The Amazon-owned company said in a statement signed by CEO Dan Clancy that costs were 10 times higher than most other countries, making it impossible to continue operating.

South Korea allows internet service providers to charge data-heavy companies like Twitch extra fees, which has already led to a long dispute with Netflix.

Big telecom firms in Europe have pushed for a similar deal, which they call “fair share”, but an EU consultation concluded in October that the idea was not popular.

Twitch said it had tried to lower its costs by reducing the maximum video quality but it was still losing money and would pull out of the country on February 27.

“The cost of running Twitch in South Korea is currently seriously high,” said the statement.

– ‘Stellar player’ –

Twitch, acquired by Amazon in 2014 for close to $1 billion, gained significant traction among gamers in South Korea.

The firm does not publish user numbers but it was widely reported in 2021 to have six million users in South Korea, more than four percent of its global total.

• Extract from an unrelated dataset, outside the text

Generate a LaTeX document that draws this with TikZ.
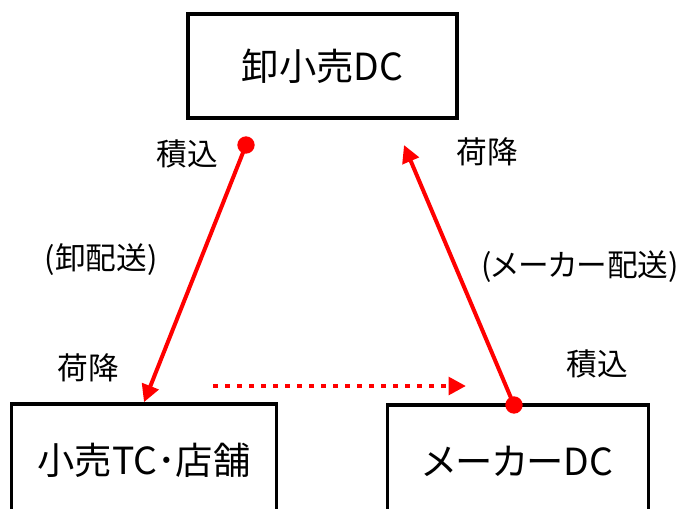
\documentclass[tikz,border=0pt]{standalone}
\usepackage{fontspec}
\setmainfont[CharacterWidth=AlternateProportional]{Noto Sans CJK JP}
\usepackage{xcolor}
\usepackage{tikz}
\usetikzlibrary{positioning,arrows.meta,calc}
\definecolor{flowred}{RGB}{255,0,0}
\tikzset{
  box/.style={draw=black, line width=2.7pt, minimum width=202pt, minimum height=78pt,
              inner sep=0pt, font=\fontsize{28}{32}\selectfont},
  lowbox/.style={box, minimum height=84pt},
  lbl/.style={font=\fontsize{23}{26}\selectfont, inner sep=0pt},
  dot/.style={circle, fill=flowred, minimum size=13pt, inner sep=0pt},
  flow/.style={-{Triangle[length=13pt, width=13pt]}, line width=3pt, flowred, shorten <=-2pt},
  hint/.style={-{Triangle[length=13pt, width=13pt]}, line width=3.6pt, flowred,
               dash pattern=on 3.6pt off 5.4pt}
}

\begin{document}
\begin{tikzpicture}[x=0.75pt, y=-0.75pt]
    \clip (0,0) rectangle (677,508);
    % boxes
    \node[box] (whs) at (322.5,66) {卸小売DC};
    \node[lowbox, minimum width=199pt] (ret) at (144,460) {小売TC･店舗};
    \node[lowbox, minimum width=196pt] (mkr) at (518,461) {メーカーDC};
    % start points and free ends
    \node[dot] (ldot) at (246,145) {};
    \node[dot] (rdot) at (514,405) {};
    \coordinate (rtip) at (404,145);
    \coordinate (hs) at (213,386);
    \coordinate (he) at (466,386);
    % deliveries
    \draw[flow] (ldot) -- (ret.north);
    \draw[flow] (rdot) -- (rtip);
    \draw[hint] (hs) -- (he);
    % labels
    \node[lbl] (lload) at (187,154) {積込};
    \node[lbl] (lvia) at (101,260) {(卸配送)};
    \node[lbl] (lunload) at (88,368) {荷降};
    \node[lbl] (runload) at (487,152) {荷降};
    \node[lbl] (rvia) at (580,267) {(メーカー配送)};
    \node[lbl] (rload) at (597,364) {積込};
  \end{tikzpicture}
\end{document}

The country is known for its passionate, competitive, and dedicated gaming community, as well as its megastar Faker — a gamer hailed as the Michael Jordan of e-sports.

“We would like to reiterate that this was a very difficult decision, and one that all of us at Twitch are deeply saddened by,” the company’s Wednesday statement said.

“South Korea has always been a stellar player in the global e-sports community and will continue to do so.”

Shares in South Korean video streaming service Afreeca TV, Twitch’s competitor, soared almost 30 percent in afternoon trading in Seoul.

Some of the country’s Twitch users were devastated by the news.

One streamer, yummy_2 said: “It feels like losing my job right now.”

– Biden vs Trump –

Netflix was the first major international firm to cry foul over South Korea’s rules on network fees, getting entangled in lawsuits with SK Broadband, one of South Korea’s biggest internet service providers.

However, the two firms announced in September they would drop the legal cases and would now instead “collaborate as partners for the future”.

While the usage fees are a boon to telecom companies, they are bitterly opposed by tech platforms around the world.

European lawmakers and digital rights activists also argue such an arrangement could break rules on net neutrality, whereby telecoms firms are barred from selling faster internet speeds to particular companies.

The issue has been at the heart of a years-long dispute in the United States with former President Donald Trump rolling back net neutrality rules and his successor Joe Biden struggling to restore them.